Monday, November 20, 2017

THE RIGORS OF PANHANDLING

As I have mentioned, I am embarked on an effort to recapture and organize a lifetime of writing.  As I started working through a file drawer of unpublished papers, I came across a copy [misfiled] of a fund-raising letter that I mailed out on January 25, 1991 for my newly created charitable organization, University Scholarships for South African Students [USSAS].  My principal gimmick for getting USSAS started was to buy the mailing lists of a number of American academic organizations – The American Philosophical Association, the Organization of American Historians, the English and American Literature branch of the Modern Language Association, and so forth.  Then I rounded up big names in those fields to co-sign a letter I drafted [Jack Rawls declined], and sent out appeals to all the members.  By the time I was done, I had sent out 85,000 letters.  Considering the distinction of the letter signers, I had high hopes, but folks with experience in the fund-raising business warned me to expect no more than a one or two percent response, a caution that proved quite accurate.

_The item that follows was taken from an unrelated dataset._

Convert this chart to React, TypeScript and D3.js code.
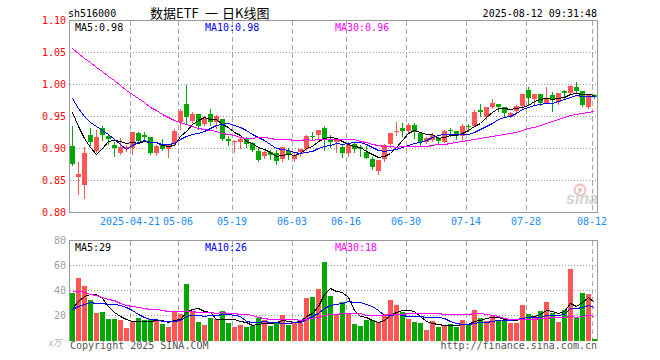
import React from 'react';
import * as d3 from 'd3';

const opens = [0.903,0.854,0.842,0.920,0.895,0.931,0.919,0.905,0.892,0.899,0.900,0.923,0.920,0.917,0.892,0.906,0.898,0.908,0.941,0.969,0.942,0.953,0.938,0.953,0.941,0.945,0.914,0.909,0.909,0.916,0.908,0.895,0.888,0.894,0.892,0.883,0.895,0.883,0.894,0.898,0.919,0.920,0.931,0.913,0.909,0.902,0.892,0.906,0.902,0.894,0.883,0.864,0.883,0.906,0.925,0.931,0.927,0.936,0.923,0.909,0.912,0.916,0.909,0.928,0.927,0.919,0.934,0.934,0.959,0.948,0.964,0.969,0.964,0.948,0.958,0.966,0.991,0.977,0.984,0.970,0.983,0.972,0.989,0.986,0.995,0.989,0.964,0.983];
const closes = [0.875,0.860,0.892,0.910,0.917,0.920,0.914,0.900,0.902,0.902,0.925,0.911,0.917,0.892,0.903,0.898,0.905,0.927,0.958,0.948,0.953,0.934,0.947,0.941,0.950,0.914,0.911,0.911,0.914,0.906,0.897,0.881,0.894,0.889,0.880,0.902,0.889,0.889,0.898,0.919,0.918,0.928,0.913,0.909,0.913,0.892,0.905,0.898,0.898,0.884,0.870,0.881,0.905,0.923,0.927,0.927,0.936,0.925,0.909,0.916,0.920,0.911,0.927,0.927,0.919,0.934,0.933,0.956,0.956,0.964,0.970,0.964,0.955,0.955,0.966,0.984,0.978,0.984,0.970,0.978,0.975,0.986,0.986,0.997,0.989,0.967,0.983,0.980];
const highs = [0.935,0.878,0.901,0.932,0.928,0.935,0.921,0.910,0.916,0.905,0.925,0.925,0.925,0.917,0.905,0.914,0.905,0.930,0.961,0.998,0.956,0.953,0.950,0.961,0.952,0.945,0.919,0.913,0.917,0.917,0.909,0.900,0.895,0.897,0.897,0.902,0.900,0.894,0.898,0.920,0.925,0.928,0.934,0.920,0.914,0.906,0.909,0.909,0.905,0.903,0.886,0.881,0.906,0.923,0.941,0.939,0.939,0.939,0.923,0.917,0.923,0.917,0.928,0.931,0.927,0.938,0.938,0.959,0.969,0.964,0.976,0.969,0.964,0.956,0.967,0.984,0.995,0.984,0.984,0.995,0.988,0.986,0.991,0.998,1.003,0.989,0.983,0.984];
const lows = [0.873,0.828,0.822,0.905,0.893,0.912,0.907,0.888,0.891,0.895,0.891,0.909,0.912,0.891,0.889,0.897,0.886,0.904,0.930,0.938,0.941,0.930,0.936,0.936,0.932,0.913,0.905,0.894,0.900,0.902,0.895,0.880,0.884,0.883,0.875,0.880,0.883,0.880,0.888,0.897,0.913,0.914,0.897,0.902,0.894,0.886,0.888,0.894,0.888,0.884,0.867,0.859,0.880,0.902,0.920,0.919,0.925,0.916,0.905,0.908,0.911,0.908,0.909,0.919,0.914,0.913,0.927,0.934,0.950,0.946,0.962,0.958,0.948,0.948,0.956,0.963,0.969,0.967,0.967,0.970,0.958,0.969,0.977,0.984,0.988,0.966,0.963,0.978];
const volumes = [38,49.3,42.9,32.2,21.8,22.6,17,17,16.2,9.8,14.6,17.8,16.2,17,16.2,13,10.6,23.2,21,44.5,23.4,14.6,12.2,17.8,17,23.4,13.8,10.2,12.2,10.6,11.4,17.8,16.2,11.4,14.6,20.2,12.2,14.6,13.8,33.8,34.6,41,62.6,35.4,20.6,30.6,21.8,13,11.4,16.2,16.2,14.6,20.6,32.2,28.2,22.6,17,14.6,13.8,8.2,15.4,10.6,12.2,13,10.2,16.2,13,24.2,17.8,15.4,20.2,16.2,16.2,13.8,13.8,28.2,20.6,19,23.4,30.6,21.8,14.6,24.2,57,17.8,37.8,37,0.8];

// sessions before the first visible candle, estimated from where the MA lines start
const priorCloses = [1.10,1.12,1.13,1.14,1.13,1.12,1.11,1.12,1.13,1.13,1.11,1.10,1.09,1.08,1.07,1.06,1.06,1.05,1.04,1.04,1.02,1.01,1.00,0.99,0.98,0.97,0.982,0.982,0.971];
const priorVolumes = [55,62,70,58,65,60,52,68,60,56,40,35,30,34,28,32,30,29,31,27,26,24,22,25,21,24,22,25,21];

const tickIdx = [10,18,27,37,46,56,66,76,87];
const tickLabels = ['2025-04-21','05-06','05-19','06-03','06-16','06-30','07-14','07-28','08-12'];
const priceTicks = [0.8,0.85,0.9,0.95,1.0,1.05,1.1];
const volTicks = [20,40,60,80];

const RED = '#ff5555';
const GREEN = '#00a800';
const MONO = '"DejaVu Sans Mono", "Liberation Mono", monospace';
const CJK = '"Noto Sans CJK SC", sans-serif';

function movingAvg(prior: number[], vals: number[], n: number) {
  const all = prior.concat(vals);
  return vals.map((_, i) => {
    const end = prior.length + i;
    return d3.mean(all.slice(end - n + 1, end + 1)) as number;
  });
}

export default function App() {
  const n = closes.length;
  const x = d3.scaleLinear().domain([0, n]).range([70, 598]);
  const yP = d3.scaleLinear().domain([0.8, 1.1]).range([212, 20]);
  const yV = d3.scaleLinear().domain([0, 80]).range([340, 240]);
  const step = x(1) - x(0);

  const maP = [5, 10, 30].map((k) => movingAvg(priorCloses, closes, k));
  const maV = [5, 10, 30].map((k) => movingAvg(priorVolumes, volumes, k));
  const maColors = ['#000000', '#0000ff', '#ff00ff'];

  const lineP = d3.line<number>().x((_, i) => x(i) + 2.5).y((d) => Math.round(yP(d)) + 0.5);
  const lineV = d3.line<number>().x((_, i) => x(i) + 2.5).y((d) => Math.round(yV(d)) + 0.5);

  return (
    <svg width={660} height={360} style={{ position: 'absolute', left: 0, top: 0, background: '#fff' }}>
      <rect x={0} y={0} width={660} height={360} fill="#fff" />
      {/* header */}
      <text x={68} y={17} fontFamily={MONO} fontSize={10} fill="#000">sh516000</text>
      <text x={150} y={18} fontFamily={CJK} fontSize={13} fill="#000">数据ETF</text>
      <text x={205} y={18} fontFamily={CJK} fontSize={13} fill="#000">一</text>
      <text x={222} y={18} fontFamily={CJK} fontSize={13} fill="#000">日K线图</text>
      <text x={597} y={17} fontFamily={MONO} fontSize={10} fill="#000" textAnchor="end">2025-08-12 09:31:48</text>

      {/* price grid */}
      {priceTicks.slice(1, -1).map((t) => (
        <line key={'pg' + t} x1={70} x2={597} y1={Math.round(yP(t)) + 0.5} y2={Math.round(yP(t)) + 0.5}
          stroke="#999" strokeDasharray="1,2" shapeRendering="crispEdges" />
      ))}
      {tickIdx.map((ti) => (
        <g key={'vg' + ti}>
          <line x1={x(ti) + 0.5} x2={x(ti) + 0.5} y1={21} y2={212} stroke="#aaa" strokeDasharray="5,3" shapeRendering="crispEdges" />
          <line x1={x(ti) + 0.5} x2={x(ti) + 0.5} y1={241} y2={340} stroke="#aaa" strokeDasharray="5,3" shapeRendering="crispEdges" />
        </g>
      ))}
      {priceTicks.map((t) => (
        <text key={'pl' + t} x={66} y={yP(t) + 3.5} fontFamily={MONO} fontSize={10} fill="#f00" textAnchor="end">{t.toFixed(2)}</text>
      ))}
      {tickIdx.map((ti, k) => (
        <text key={'xl' + ti} x={x(ti)} y={225} fontFamily={MONO} fontSize={10} fill="#1a8cff" textAnchor="middle">{tickLabels[k]}</text>
      ))}

      {/* sina watermark */}
      <g opacity={0.55}>
        <circle cx={580} cy={190} r={5.5} fill="none" stroke="#e08a8a" strokeWidth={2} />
        <circle cx={580} cy={190} r={2} fill="#e08a8a" />
        <text x={566} y={204} fontFamily="Liberation Sans, sans-serif" fontStyle="italic" fontWeight="bold" fontSize={16} fill="#b0b0b0">sina</text>
      </g>

      {/* candles */}
      {closes.map((c, i) => {
        const o = opens[i];
        const up = c >= o;
        const col = up ? RED : GREEN;
        const top = Math.round(yP(Math.max(o, c)));
        const bot = Math.round(yP(Math.min(o, c)));
        return (
          <g key={'c' + i} shapeRendering="crispEdges">
            <line x1={x(i) + 2.5} x2={x(i) + 2.5} y1={Math.round(yP(highs[i]))} y2={Math.round(yP(lows[i])) + 1} stroke={col} />
            <rect x={x(i)} y={top} width={step - 1} height={Math.max(1, bot - top)} fill={col} />
          </g>
        );
      })}
      {maP.map((m, k) => (
        <path key={'map' + k} d={lineP(m) as string} fill="none" stroke={maColors[k]} strokeWidth={1} shapeRendering="crispEdges" />
      ))}

      {/* price box */}
      <rect x={69.5} y={20.5} width={528} height={192} fill="none" stroke="#999" shapeRendering="crispEdges" />
      <text x={75} y={31} fontFamily={MONO} fontSize={10} fill="#000">MA5:0.98</text>
      <text x={205} y={31} fontFamily={MONO} fontSize={10} fill="#0000ff">MA10:0.98</text>
      <text x={335} y={31} fontFamily={MONO} fontSize={10} fill="#ff00ff">MA30:0.96</text>

      {/* volume panel */}
      {volTicks.slice(0, -1).map((t) => (
        <line key={'vgl' + t} x1={70} x2={597} y1={Math.round(yV(t)) + 0.5} y2={Math.round(yV(t)) + 0.5}
          stroke="#999" strokeDasharray="1,2" shapeRendering="crispEdges" />
      ))}
      {volTicks.map((t) => (
        <text key={'vl' + t} x={66} y={yV(t) + 3.5} fontFamily={MONO} fontSize={10} fill="#a0a0a0" textAnchor="end">{t}</text>
      ))}
      <text x={48} y={346} fontFamily={CJK} fontStyle="italic" fontSize={9} fill="#b0b0b0">x万</text>
      {volumes.map((v, i) => {
        const up = closes[i] >= opens[i];
        const top = Math.round(yV(v));
        return (
          <rect key={'v' + i} x={x(i)} y={top} width={step - 1} height={Math.max(1, 341 - top)} fill={up ? RED : GREEN} shapeRendering="crispEdges" />
        );
      })}
      {maV.map((m, k) => (
        <path key={'mav' + k} d={lineV(m) as string} fill="none" stroke={maColors[k]} strokeWidth={1} shapeRendering="crispEdges" />
      ))}
      <path d="M69.5,341 V240.5 H597.5 V341" fill="none" stroke="#999" shapeRendering="crispEdges" />
      <text x={75} y={251} fontFamily={MONO} fontSize={10} fill="#000">MA5:29</text>
      <text x={205} y={251} fontFamily={MONO} fontSize={10} fill="#0000ff">MA10:26</text>
      <text x={335} y={251} fontFamily={MONO} fontSize={10} fill="#ff00ff">MA30:18</text>

      <text x={70} y={349} fontFamily={MONO} fontSize={10} fill="#555">Copyright 2025 SINA.COM</text>
      <text x={597} y={349} fontFamily={MONO} fontSize={10} fill="#555" textAnchor="end">http://finance.sina.com.cn</text>
    </svg>
  );
}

The letter I stumbled on yesterday went to all the members of the American Economics Association.  Let me tell you who signed it:  Kenneth Arrow, Alice Rivlin, Paul Samuelson, Amartya Sen, Herbert Simon, and Joseph Stiglitiz.  Five Nobel Prize winners!  And only about 2% of the economists who got the letter mailed in some money.  Don’t be fooled by the likes of Sheldon Adelson, the Mercers, and the Koch brothers.  Raising money is hard.